It was reported, in 2008, that there were more than 11,000 children working as kamaiya bonded child labour. Children who work in the kamaiya system perform domestic chores, take animals to pasture, collect grass/hay, and participate in other farm activities. Many of them work over twelve hours per day. The kamaiya system was commonly known as an agriculturally based bonded labour system which were pervasive among Tharu indigenous people in the mid- and far-western Terai of Nepal. In July 2000, the Government of Nepal made a landmark decision to outlaw the kamaiya system and issued the Bonded Labour Prohibition Act in 2002 which was intended to provide comprehensive regulation prohibiting bonded labour. However, in the mid- and far-western Terai districts, children have been continuously affected by such practice.
The fact that the practice of kamaiya bonded child labour in the mid and far-western Terai is still widely practiced a decade after the abolition of kamaiya system raises an essential question about what preserves the practice. This study is an attempt to understand the complex factors that contribute to the prevalent practice of kamaiya bonded child labour in the mid- and far-western Terai of Nepal. In doing so, I use qualitative approach. I analyse relevant legal and policy responses, and discuss socio-economic situation of freed-kamaiya households. I also conducted a brief field research to gain more insight about the socio-economic situation.

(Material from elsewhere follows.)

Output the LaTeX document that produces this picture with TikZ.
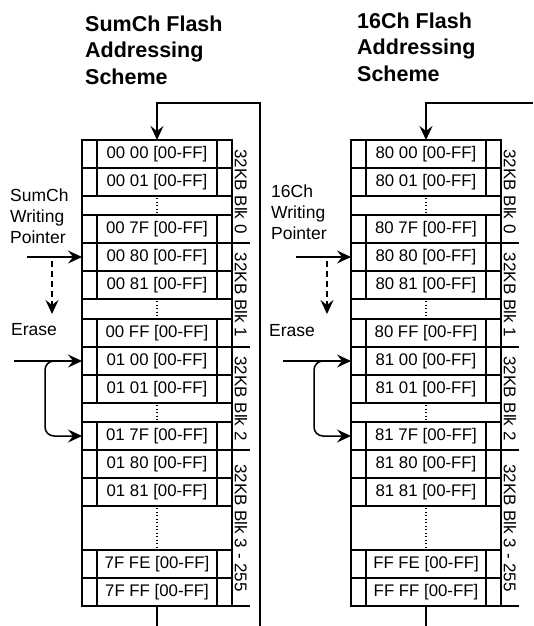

The study reveals that although various legal and policy frameworkss with regard to the pertinent issue have been put in place, the implementation remains a big challenge. This may then affect the socio-economic dimensions. Moreover, the interplay of different factors such as poverty and household vulnerability; the elusive promise of education from the employers; and the widespread societal acceptance of such practice, have likely been preserving the kamaiya bonded child labour practice.